**To do**
Give back every line exactly as it appears, pictures excluded.

**Dataset content**
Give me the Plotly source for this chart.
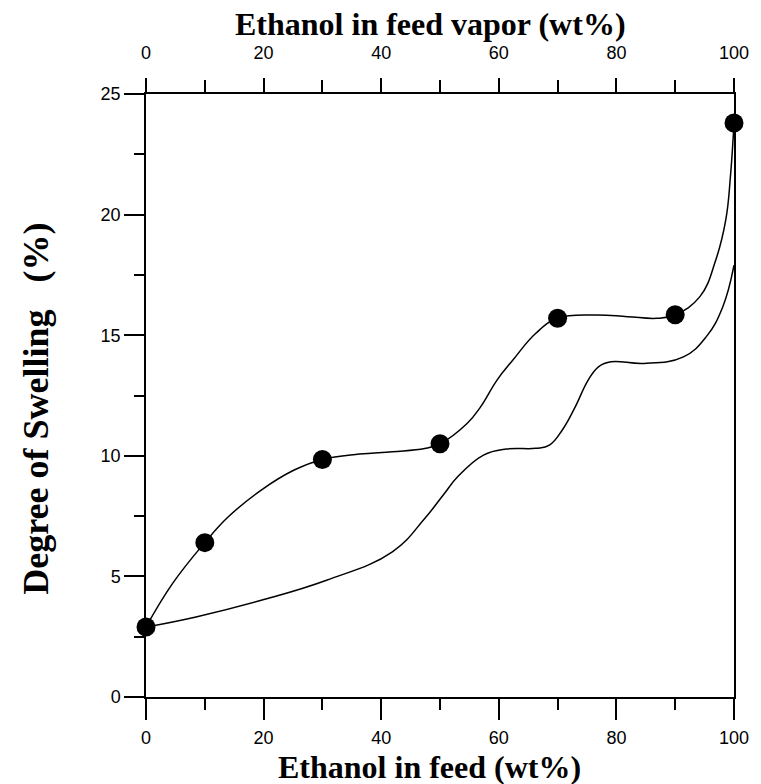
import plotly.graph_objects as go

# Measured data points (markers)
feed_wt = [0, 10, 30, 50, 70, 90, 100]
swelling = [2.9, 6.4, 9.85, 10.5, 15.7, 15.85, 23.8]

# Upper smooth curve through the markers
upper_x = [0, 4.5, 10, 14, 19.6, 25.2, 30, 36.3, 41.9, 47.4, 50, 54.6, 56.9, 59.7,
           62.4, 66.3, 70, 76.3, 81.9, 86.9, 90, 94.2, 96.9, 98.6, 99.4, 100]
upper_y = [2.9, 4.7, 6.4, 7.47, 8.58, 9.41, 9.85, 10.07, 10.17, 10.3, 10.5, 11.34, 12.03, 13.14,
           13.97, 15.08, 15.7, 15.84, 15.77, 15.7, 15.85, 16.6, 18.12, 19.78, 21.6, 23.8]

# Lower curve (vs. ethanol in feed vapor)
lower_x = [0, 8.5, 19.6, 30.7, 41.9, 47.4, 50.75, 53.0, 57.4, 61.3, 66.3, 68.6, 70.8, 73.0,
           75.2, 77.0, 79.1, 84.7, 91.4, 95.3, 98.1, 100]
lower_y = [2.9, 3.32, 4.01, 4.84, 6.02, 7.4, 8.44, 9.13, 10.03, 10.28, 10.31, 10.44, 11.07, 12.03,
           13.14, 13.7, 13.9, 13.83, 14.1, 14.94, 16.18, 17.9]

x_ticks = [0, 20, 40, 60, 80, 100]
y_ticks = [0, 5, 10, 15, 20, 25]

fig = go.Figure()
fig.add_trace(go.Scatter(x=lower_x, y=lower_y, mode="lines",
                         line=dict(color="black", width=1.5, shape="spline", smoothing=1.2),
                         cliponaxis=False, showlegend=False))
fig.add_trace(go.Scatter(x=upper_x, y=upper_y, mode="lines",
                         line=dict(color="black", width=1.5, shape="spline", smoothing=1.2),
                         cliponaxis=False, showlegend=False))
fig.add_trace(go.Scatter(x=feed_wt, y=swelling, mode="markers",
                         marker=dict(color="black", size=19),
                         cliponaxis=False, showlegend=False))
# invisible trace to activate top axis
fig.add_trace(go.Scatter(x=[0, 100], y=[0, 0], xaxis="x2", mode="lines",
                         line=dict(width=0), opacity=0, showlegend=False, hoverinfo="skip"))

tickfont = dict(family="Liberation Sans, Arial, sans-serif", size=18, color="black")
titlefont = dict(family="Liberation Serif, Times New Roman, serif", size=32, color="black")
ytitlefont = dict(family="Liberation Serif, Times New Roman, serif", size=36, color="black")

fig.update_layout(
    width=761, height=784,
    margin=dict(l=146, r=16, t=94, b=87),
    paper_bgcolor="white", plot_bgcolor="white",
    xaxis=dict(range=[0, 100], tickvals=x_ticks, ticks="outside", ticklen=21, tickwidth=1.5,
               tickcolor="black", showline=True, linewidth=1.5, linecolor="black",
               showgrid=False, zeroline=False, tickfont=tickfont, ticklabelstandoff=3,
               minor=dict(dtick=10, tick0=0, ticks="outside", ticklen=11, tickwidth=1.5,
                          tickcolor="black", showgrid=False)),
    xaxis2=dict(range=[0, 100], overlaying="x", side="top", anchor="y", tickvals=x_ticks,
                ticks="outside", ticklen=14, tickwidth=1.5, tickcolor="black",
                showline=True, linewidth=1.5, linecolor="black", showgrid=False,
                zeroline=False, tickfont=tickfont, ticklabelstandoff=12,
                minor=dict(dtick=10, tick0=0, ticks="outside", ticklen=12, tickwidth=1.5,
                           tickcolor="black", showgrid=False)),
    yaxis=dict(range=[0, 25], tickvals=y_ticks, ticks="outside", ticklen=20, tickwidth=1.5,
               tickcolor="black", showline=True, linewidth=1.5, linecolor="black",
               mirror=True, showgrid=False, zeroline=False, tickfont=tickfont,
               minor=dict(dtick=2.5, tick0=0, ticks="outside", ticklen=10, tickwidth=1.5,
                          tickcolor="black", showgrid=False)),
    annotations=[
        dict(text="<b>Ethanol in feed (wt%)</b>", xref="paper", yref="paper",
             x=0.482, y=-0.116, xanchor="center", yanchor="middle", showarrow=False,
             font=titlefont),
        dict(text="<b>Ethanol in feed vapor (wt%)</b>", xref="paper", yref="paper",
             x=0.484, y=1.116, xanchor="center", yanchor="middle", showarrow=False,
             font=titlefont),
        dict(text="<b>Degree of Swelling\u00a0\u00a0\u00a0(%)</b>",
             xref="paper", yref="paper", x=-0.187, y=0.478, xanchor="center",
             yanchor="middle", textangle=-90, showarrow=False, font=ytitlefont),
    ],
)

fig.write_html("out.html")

**Task answer**
Give me the Plotly source for this chart.
import plotly.graph_objects as go

# Measured data points (markers)
feed_wt = [0, 10, 30, 50, 70, 90, 100]
swelling = [2.9, 6.4, 9.85, 10.5, 15.7, 15.85, 23.8]

# Upper smooth curve through the markers
upper_x = [0, 4.5, 10, 14, 19.6, 25.2, 30, 36.3, 41.9, 47.4, 50, 54.6, 56.9, 59.7,
           62.4, 66.3, 70, 76.3, 81.9, 86.9, 90, 94.2, 96.9, 98.6, 99.4, 100]
upper_y = [2.9, 4.7, 6.4, 7.47, 8.58, 9.41, 9.85, 10.07, 10.17, 10.3, 10.5, 11.34, 12.03, 13.14,
           13.97, 15.08, 15.7, 15.84, 15.77, 15.7, 15.85, 16.6, 18.12, 19.78, 21.6, 23.8]

# Lower curve (vs. ethanol in feed vapor)
lower_x = [0, 8.5, 19.6, 30.7, 41.9, 47.4, 50.75, 53.0, 57.4, 61.3, 66.3, 68.6, 70.8, 73.0,
           75.2, 77.0, 79.1, 84.7, 91.4, 95.3, 98.1, 100]
lower_y = [2.9, 3.32, 4.01, 4.84, 6.02, 7.4, 8.44, 9.13, 10.03, 10.28, 10.31, 10.44, 11.07, 12.03,
           13.14, 13.7, 13.9, 13.83, 14.1, 14.94, 16.18, 17.9]

x_ticks = [0, 20, 40, 60, 80, 100]
y_ticks = [0, 5, 10, 15, 20, 25]

fig = go.Figure()
fig.add_trace(go.Scatter(x=lower_x, y=lower_y, mode="lines",
                         line=dict(color="black", width=1.5, shape="spline", smoothing=1.2),
                         cliponaxis=False, showlegend=False))
fig.add_trace(go.Scatter(x=upper_x, y=upper_y, mode="lines",
                         line=dict(color="black", width=1.5, shape="spline", smoothing=1.2),
                         cliponaxis=False, showlegend=False))
fig.add_trace(go.Scatter(x=feed_wt, y=swelling, mode="markers",
                         marker=dict(color="black", size=19),
                         cliponaxis=False, showlegend=False))
# invisible trace to activate top axis
fig.add_trace(go.Scatter(x=[0, 100], y=[0, 0], xaxis="x2", mode="lines",
                         line=dict(width=0), opacity=0, showlegend=False, hoverinfo="skip"))

tickfont = dict(family="Liberation Sans, Arial, sans-serif", size=18, color="black")
titlefont = dict(family="Liberation Serif, Times New Roman, serif", size=32, color="black")
ytitlefont = dict(family="Liberation Serif, Times New Roman, serif", size=36, color="black")

fig.update_layout(
    width=761, height=784,
    margin=dict(l=146, r=16, t=94, b=87),
    paper_bgcolor="white", plot_bgcolor="white",
    xaxis=dict(range=[0, 100], tickvals=x_ticks, ticks="outside", ticklen=21, tickwidth=1.5,
               tickcolor="black", showline=True, linewidth=1.5, linecolor="black",
               showgrid=False, zeroline=False, tickfont=tickfont, ticklabelstandoff=3,
               minor=dict(dtick=10, tick0=0, ticks="outside", ticklen=11, tickwidth=1.5,
                          tickcolor="black", showgrid=False)),
    xaxis2=dict(range=[0, 100], overlaying="x", side="top", anchor="y", tickvals=x_ticks,
                ticks="outside", ticklen=14, tickwidth=1.5, tickcolor="black",
                showline=True, linewidth=1.5, linecolor="black", showgrid=False,
                zeroline=False, tickfont=tickfont, ticklabelstandoff=12,
                minor=dict(dtick=10, tick0=0, ticks="outside", ticklen=12, tickwidth=1.5,
                           tickcolor="black", showgrid=False)),
    yaxis=dict(range=[0, 25], tickvals=y_ticks, ticks="outside", ticklen=20, tickwidth=1.5,
               tickcolor="black", showline=True, linewidth=1.5, linecolor="black",
               mirror=True, showgrid=False, zeroline=False, tickfont=tickfont,
               minor=dict(dtick=2.5, tick0=0, ticks="outside", ticklen=10, tickwidth=1.5,
                          tickcolor="black", showgrid=False)),
    annotations=[
        dict(text="<b>Ethanol in feed (wt%)</b>", xref="paper", yref="paper",
             x=0.482, y=-0.116, xanchor="center", yanchor="middle", showarrow=False,
             font=titlefont),
        dict(text="<b>Ethanol in feed vapor (wt%)</b>", xref="paper", yref="paper",
             x=0.484, y=1.116, xanchor="center", yanchor="middle", showarrow=False,
             font=titlefont),
        dict(text="<b>Degree of Swelling\u00a0\u00a0\u00a0(%)</b>",
             xref="paper", yref="paper", x=-0.187, y=0.478, xanchor="center",
             yanchor="middle", textangle=-90, showarrow=False, font=ytitlefont),
    ],
)

fig.write_html("out.html")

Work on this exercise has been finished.